Scott’s Thoughts: On Journaling

“Writing is thinking on paper.”

William Zinsser, (October 7, 1922 — May 12, 2015), American writer, editor, literary critic, and teacher

Journal and pen.


If you typically think of writting as corresponding via email messages or crafting MLS descriptions, you may be missing out. One doesn’t have to “be a writer” to access the many intellectual and emotional benefits of writing. In fact, set aside your impression of what we typically think of as public writing – books, essays, articles, blog posts-and consider the value of journaling.

A journal doesn’t have to be daily, and it doesn’t have to conform to anyone’s format. Journaling can help you clarify your feelings, tackle difficult problems, and provide a valuable and much-needed space for reflection. Journals may be fragmentary, may be written as “letters never sent,” and even used as a safe space for self-talk and unfiltered honesty. Journals are a perfectly valid form of writing therapy.

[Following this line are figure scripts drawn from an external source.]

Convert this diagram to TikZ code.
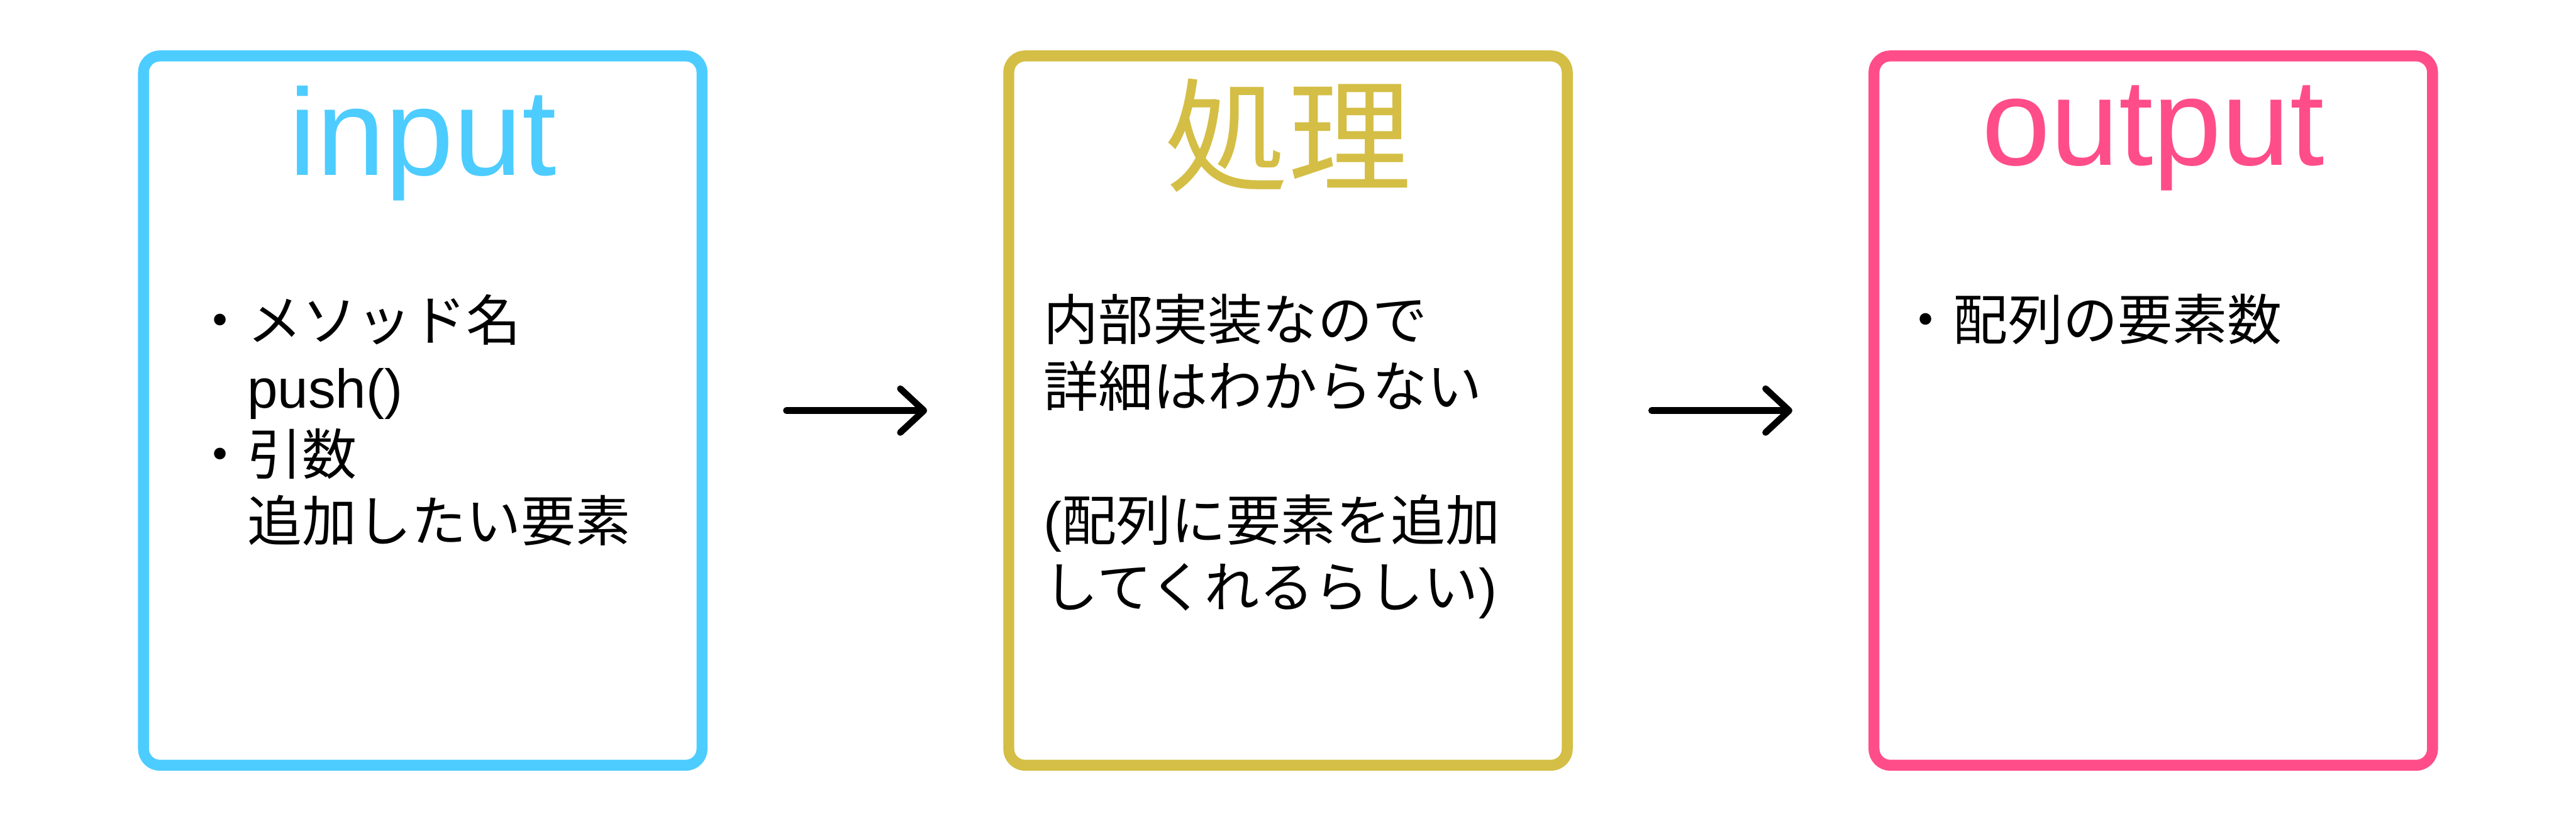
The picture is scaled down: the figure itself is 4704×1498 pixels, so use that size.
\documentclass[tikz,border=0pt]{standalone}
\usepackage{fontspec}
\setmainfont{Noto Sans CJK JP}
\newfontfamily\lat{Liberation Sans}
\usetikzlibrary{arrows.meta}
\definecolor{cin}{HTML}{4DCCFF}
\definecolor{cproc}{HTML}{D4BE45}
\definecolor{cout}{HTML}{FF4D8A}
\begin{document}
\begin{tikzpicture}[x=0.1pt,y=-0.1pt,
  frame/.style={draw=#1, line width=2pt, rounded corners=3pt, minimum width=102pt, minimum height=129.5pt, inner sep=0pt},
  title/.style={text=#1, font=\fontsize{22.5pt}{26pt}\selectfont, anchor=base, inner sep=0pt},
  body/.style={font=\fontsize{10pt}{12.2pt}\selectfont, align=left, anchor=north west, inner sep=0pt, text=black},
  flow/.style={line width=1.2pt, line cap=round, -{Straight Barb[length=4.3pt,width=8pt,round]}}]
\useasboundingbox[fill=white] (0,0) rectangle (4704,1498);
\node[frame=cin] (inbox) at (772,749.5) {};
\node[frame=cproc] (procbox) at (2352,749.5) {};
\node[frame=cout] (outbox) at (3932,749.5) {};
\node[title=cin] (intitle) at (772,320) {\lat input};
\node[title=cproc] (proctitle) at (2352,332) {処理};
\node[title=cout] (outtitle) at (3932,301) {\lat output};
\node[body] (intext) at (350,536) {・メソッド名\\　{\lat push()}\\・引数\\　追加したい要素};
\node[body] (proctext) at (1904,535) {内部実装なので\\詳細はわからない\\[12.2pt]{\lat (}配列に要素を追加\\してくれるらしい{\lat )}};
\node[body] (outtext) at (3465,535) {・配列の要素数};
\draw[flow] ([xshift=14.4pt]inbox.east) -- ([xshift=-13.9pt]procbox.west);
\draw[flow] ([xshift=14.4pt]procbox.east) -- ([xshift=-13.9pt]outbox.west);
\end{tikzpicture}
\end{document}
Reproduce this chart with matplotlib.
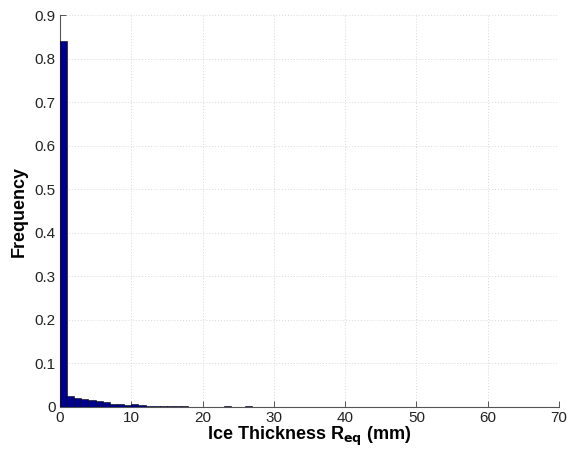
import matplotlib.pyplot as plt
import numpy as np

plt.rcParams["font.family"] = ["Liberation Sans", "DejaVu Sans"]

# histogram of equivalent ice thickness, 1 mm bins from 0 to 70 mm
bin_edges = list(range(0, 71))
frequency = [
    0.840, 0.025, 0.021, 0.018, 0.016, 0.014, 0.011, 0.008, 0.007, 0.004,
    0.008, 0.005, 0.003, 0.002, 0.002, 0.003, 0.002, 0.002, 0.001, 0.001,
    0.001, 0.001, 0.001, 0.002, 0.001, 0.001, 0.002, 0.001, 0.001, 0.0005,
    0.0005, 0.0005, 0.0005, 0.0005, 0.0005, 0.0005, 0.0005, 0.0005, 0.0005, 0.0005,
    0.0005, 0.0005, 0.0005, 0.0005, 0.0005, 0.0005, 0.0005, 0.0005, 0.0005, 0.0005,
    0.0005, 0.0005, 0.0005, 0.0005, 0.0005, 0.0005, 0.0005, 0.0005, 0.0005, 0.0005,
    0.0005, 0.0005, 0.0005, 0.0005, 0.0005, 0.0005, 0.0005, 0.0005, 0.0005, 0.0005,
]
x_ticks = [0, 10, 20, 30, 40, 50, 60, 70]
y_ticks = [0, 0.1, 0.2, 0.3, 0.4, 0.5, 0.6, 0.7, 0.8, 0.9]

fig = plt.figure(figsize=(5.68, 4.59), dpi=100)
ax = fig.add_axes([0.1056, 0.1133, 0.8785, 0.8540])

left = np.array(bin_edges[:-1], dtype=float)
width = np.diff(bin_edges)
ax.bar(left, frequency, width=width, align="edge", color="#00008F",
       edgecolor="#000000", linewidth=0.4, zorder=3)

ax.set_xlim(0, 70)
ax.set_ylim(0, 0.9)
ax.set_xticks(x_ticks)
ax.set_yticks(y_ticks)
ax.set_yticklabels(["0" if v == 0 else f"{v:g}" for v in y_ticks])

ax.grid(True, color="#D8D8D8", linestyle=(0, (1, 2)), linewidth=0.7, zorder=0)
for side in ["top", "right"]:
    ax.spines[side].set_visible(False)
for side in ["left", "bottom"]:
    ax.spines[side].set_color("#555555")
    ax.spines[side].set_linewidth(0.8)
ax.tick_params(direction="in", length=4, width=0.7, color="#555555",
               labelsize=11, labelcolor="#222222", pad=3)

ax.set_xlabel(r"Ice Thickness R$_{\mathbf{eq}}$ (mm)", fontsize=13,
              fontweight="bold", labelpad=0)
ax.set_ylabel("Frequency", fontsize=13, fontweight="bold", labelpad=5)

fig.savefig("out.png", dpi=100, facecolor="white")
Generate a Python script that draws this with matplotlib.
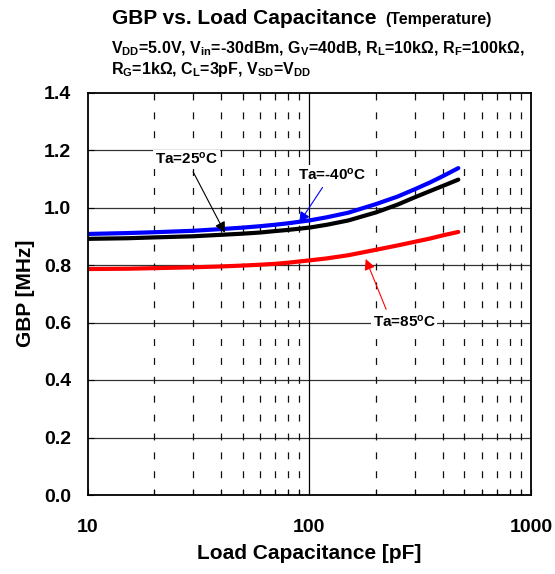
import matplotlib
matplotlib.use("Agg")
import matplotlib.pyplot as plt

plt.rcParams['font.family'] = ['Liberation Sans', 'DejaVu Sans']
plt.rcParams['font.weight'] = 'bold'
plt.rcParams['mathtext.fontset'] = 'custom'
plt.rcParams['mathtext.rm'] = 'Liberation Sans:bold'
plt.rcParams['mathtext.it'] = 'Liberation Sans:bold'
plt.rcParams['mathtext.bf'] = 'Liberation Sans:bold'
plt.rcParams['mathtext.default'] = 'bf'
plt.rcParams['lines.scale_dashes'] = False

# ---- data ----
cap_pf = [10, 15, 20, 30, 40, 50, 60, 70, 80, 100, 120, 150, 200, 250, 300, 350, 400, 470]
gbp_m40 = [0.908, 0.911, 0.914, 0.919, 0.925, 0.930, 0.935, 0.940, 0.945, 0.955, 0.966, 0.982,
           1.012, 1.038, 1.064, 1.087, 1.109, 1.137]
gbp_25 = [0.891, 0.893, 0.896, 0.900, 0.905, 0.909, 0.913, 0.918, 0.922, 0.930, 0.940, 0.955,
          0.983, 1.010, 1.036, 1.057, 1.075, 1.097]
gbp_85 = [0.786, 0.787, 0.789, 0.792, 0.795, 0.798, 0.801, 0.804, 0.808, 0.816, 0.823, 0.834,
          0.853, 0.868, 0.881, 0.892, 0.903, 0.915]
x_ticks = [10, 100, 1000]
x_ticklabels = ["10", "100", "1000"]
y_ticks = [0.0, 0.2, 0.4, 0.6, 0.8, 1.0, 1.2, 1.4]
y_ticklabels = ["0.0", "0.2", "0.4", "0.6", "0.8", "1.0", "1.2", "1.4"]
minor_x = [20, 30, 40, 50, 60, 70, 80, 90, 200, 300, 400, 500, 600, 700, 800, 900]

W, H = 555, 574
fig = plt.figure(figsize=(W / 100, H / 100), dpi=100)
ax = fig.add_axes([87.7 / W, 1 - 495 / H, (531 - 87.7) / W, (495 - 92.5) / H])
ax.set_xscale('log')
ax.set_xlim(10, 1000)
ax.set_ylim(0, 1.4)

# grid
for yv in y_ticks[1:-1]:
    ax.plot([10, 1000], [yv, yv], color='#333333', lw=0.9, zorder=1)
for xv in minor_x:
    ax.plot([xv, xv], [1.4, 0], color='#111111', lw=0.9, linestyle=(0, (5, 8.6)), zorder=1)
ax.plot([100, 100], [0, 1.4], color='black', lw=0.9, zorder=1)

# curves
ax.plot(cap_pf, gbp_85, color='#ff0000', lw=3.0, zorder=3, solid_capstyle='round')
ax.plot(cap_pf, gbp_25, color='black', lw=3.0, zorder=3, solid_capstyle='round')
ax.plot(cap_pf, gbp_m40, color='#0000ff', lw=3.0, zorder=4, solid_capstyle='round')

ax.set_xticks(x_ticks)
ax.set_xticklabels(x_ticklabels)
ax.set_xticks(minor_x, minor=True)
ax.set_xticklabels([], minor=True)
ax.set_yticks(y_ticks)
ax.set_yticklabels(y_ticklabels)
ax.tick_params(axis='both', which='both', direction='in', length=4, width=0.8)
ax.tick_params(axis='x', which='major', labelsize=14, pad=17)
ax.tick_params(axis='y', which='major', labelsize=14, pad=12)
for lab in ax.get_xticklabels() + ax.get_yticklabels():
    lab.set_fontweight('bold')
for sp in ax.spines.values():
    sp.set_linewidth(1.3)
    sp.set_zorder(6)

ax.set_xlabel('Load Capacitance [pF]', fontsize=15, fontweight='bold', labelpad=6)
ax.set_ylabel('GBP [MHz]', fontsize=15, fontweight='bold', labelpad=6)

# annotations
bbox = dict(boxstyle='square,pad=0.1', fc='white', ec='none')
ax.text(20.1, 1.151, r'Ta=25$^{o}$C', fontsize=11, fontweight='bold', ha='left', va='baseline', bbox=bbox, zorder=5)
ax.text(88.5, 1.096, r'Ta=-40$^{o}$C', fontsize=11, fontweight='bold', ha='left', va='baseline', bbox=bbox, zorder=5)
ax.text(193, 0.585, r'Ta=85$^{o}$C', fontsize=11, fontweight='bold', ha='left', va='baseline', bbox=bbox, zorder=5)

ax.annotate('', xy=(41.6, 0.912), xytext=(29.9, 1.124),
            arrowprops=dict(arrowstyle='-|>', color='black', lw=0.8, mutation_scale=16, shrinkA=0, shrinkB=0), zorder=5)
ax.annotate('', xy=(90, 0.947), xytext=(114.7, 1.070),
            arrowprops=dict(arrowstyle='-|>', color='#0000ff', lw=0.8, mutation_scale=16, shrinkA=0, shrinkB=0), zorder=5)
ax.annotate('', xy=(179.6, 0.821), xytext=(222, 0.646),
            arrowprops=dict(arrowstyle='-|>', color='#ff0000', lw=0.8, mutation_scale=16, shrinkA=0, shrinkB=0), zorder=5)

# titles
fig.text(112 / W, 1 - 24 / H, 'GBP vs. Load Capacitance', fontsize=15, fontweight='bold', ha='left', va='baseline')
fig.text(385 / W, 1 - 24 / H, '(Temperature)', fontsize=11.5, fontweight='bold', ha='left', va='baseline')
fig.text(111 / W, 1 - 53 / H,
         r'V$_{DD}$=5.0V, V$_{in}$=-30dBm, G$_{V}$=40dB, R$_{L}$=10kΩ, R$_{F}$=100kΩ,',
         fontsize=11.5, fontweight='bold', ha='left', va='baseline')
fig.text(111 / W, 1 - 74 / H,
         r'R$_{G}$=1kΩ, C$_{L}$=3pF, V$_{SD}$=V$_{DD}$',
         fontsize=11.5, fontweight='bold', ha='left', va='baseline')

fig.savefig('out.png', dpi=100)
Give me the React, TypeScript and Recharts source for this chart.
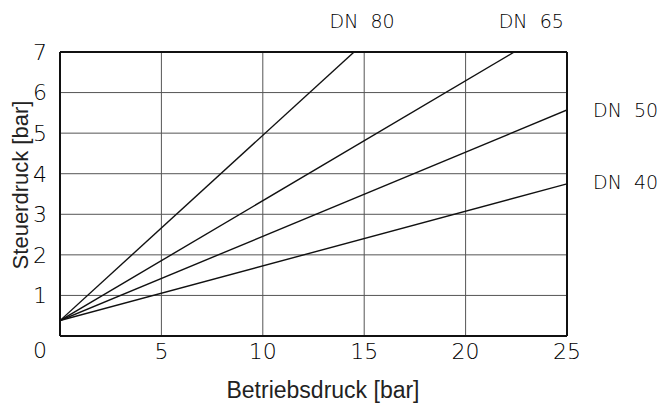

The act of writing can be surprising. At times you may believe you know what you think and how you feel about situations or issues in your life, but by simply sitting down to put down one word after another, unexpected perspectives are given space to emerge.

Journals can help you slow down and “process the now.” They also serve as a powerful form of outsourced memory. The past is distorted with time, but if we record our impressions in journals, looking back years or even weeks later can be illuminating. Journals also provide us a space to celebrate our successes and dissect our failures.

While you can use a journal to hone your literary chops and communication skills, you should never let grammar, spelling, and punctuation impede your flow, or prevent you from expressing yourself. Pick a format that feels safe and natural for you. It might be a notebook, or it might be a password protected file on your computer. (You might even decide to set aside a specific time/place to journal.

As Ferris Bueller reminds us: “Life moves pretty fast. If you don’t stop and look around once in a while, you could miss it.” Consider what you might gain by taking the time out to write down your thoughts.